The battle, which occurred June 25–26, 1876, near the Little Bighorn River in eastern Montana Territory, was the most prominent action of the Great Sioux War of 1876. The coordination and planning began to go awry on June 17, 1876, when Crook’s column retreated after the Battle of the Rosebud.
Surprised and, according to some accounts, astonished by the unusually large numbers of Native Americans in the battle, Crook held the field at the end of the battle but felt compelled by his losses to pull back, regroup and wait for reinforcements.
Unaware of Crook’s battle, Gibbon and Terry proceeded, joining forces in early June near the mouth of the Rosebud Creek.
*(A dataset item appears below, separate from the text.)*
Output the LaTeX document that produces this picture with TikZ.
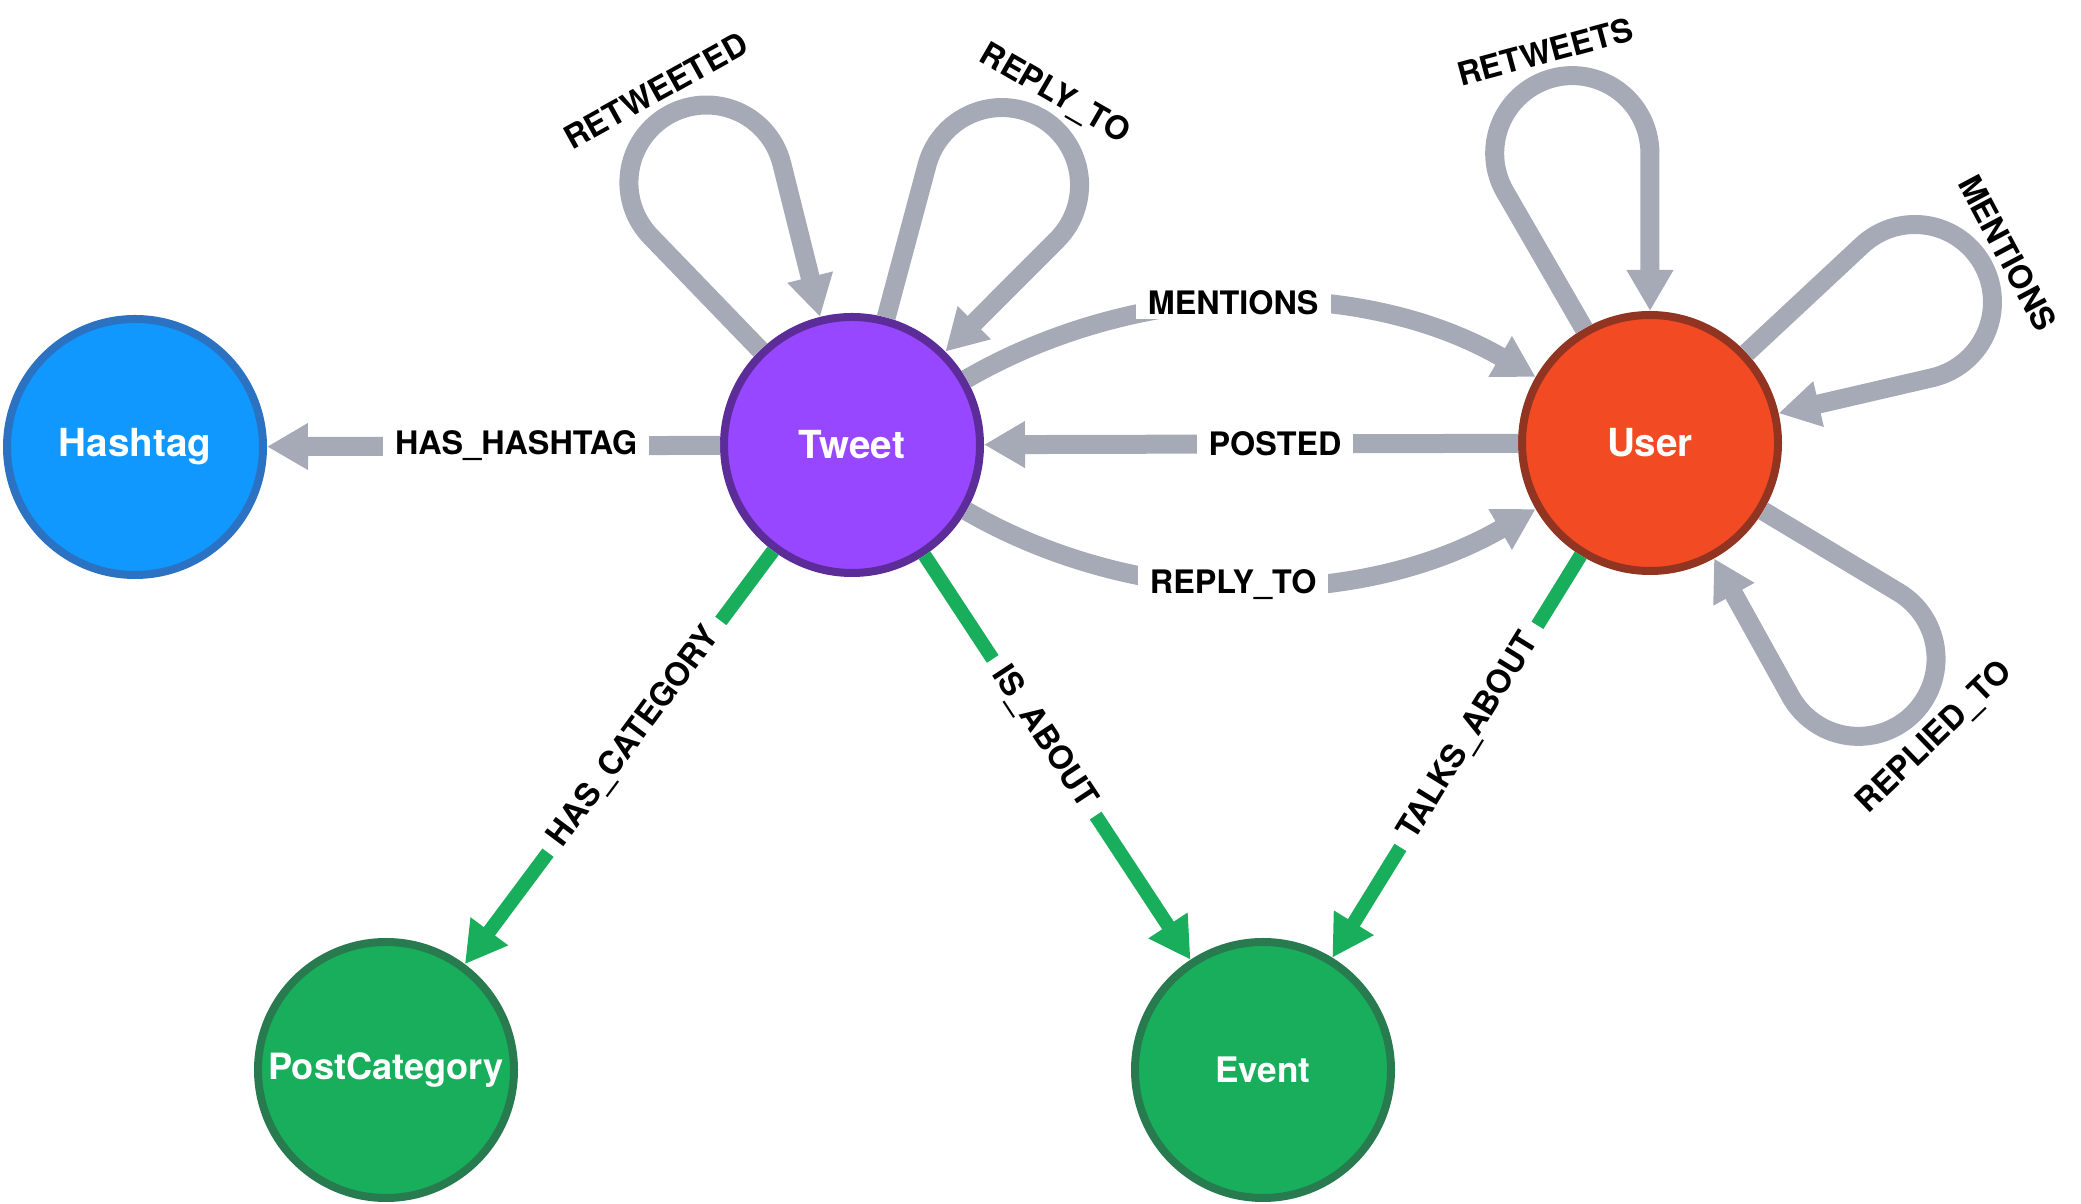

They reviewed Terry’s plan calling for Custer’s regiment to proceed south along the Rosebud, while Terry and Gibbon’s united forces would move in a westerly direction toward the Bighorn and Little Bighorn rivers.
As this was the likely location of Native encampments, all army elements were to converge around June 26 or 27, attempting to engulf the Native Americans.
On June 22, Terry ordered the 7th Cavalry, composed of 31 officers and 566 enlisted men under Custer, to begin a reconnaissance and pursuit along the Rosebud, with the prerogative to “depart” from orders upon seeing “sufficient reason.” Custer had been offered the use of Gatling guns, but declined, believing they would slow his command.
Half of the 7th Cavalry’s companies had just returned from 18 months of constabulary duty in the Deep South, having been recalled to Fort Abraham Lincoln to reassemble the regiment for the campaign.
About 20 percent of the troopers had been enlisted in the prior seven months (139 of an enlisted roll of 718), were only marginally trained, and had no combat or frontier experience.
A sizable number of these recruits were immigrants from Ireland, England and Germany, just as many of the veteran troopers had been before their enlistments. Archaeological evidence suggests that many of these troopers were malnourished and in poor physical condition, despite being the best-equipped and supplied regiment in the army.
After the battle, the Indians came through and stripped the bodies and mutilated all the uniformed soldiers, believing that the soul of a mutilated body would be forced to walk the earth for all eternity and could not ascend to heaven.
Inexplicably, they stripped Custer’s body and cleaned it, but did not scalp or mutilate it. He had been wearing buckskins instead of a blue uniform, and some believe that the Indians thought he was not a soldier and so, thinking he was an innocent, left him alone.
Because his hair was cut short for battle, others think that he did not have enough hair to allow for a very good scalping. Immediately after the battle, the myth emerged that they left him alone out of respect for his fighting ability, but few participating Indians knew who he was to have been so respectful. To this day, no one knows the real reason.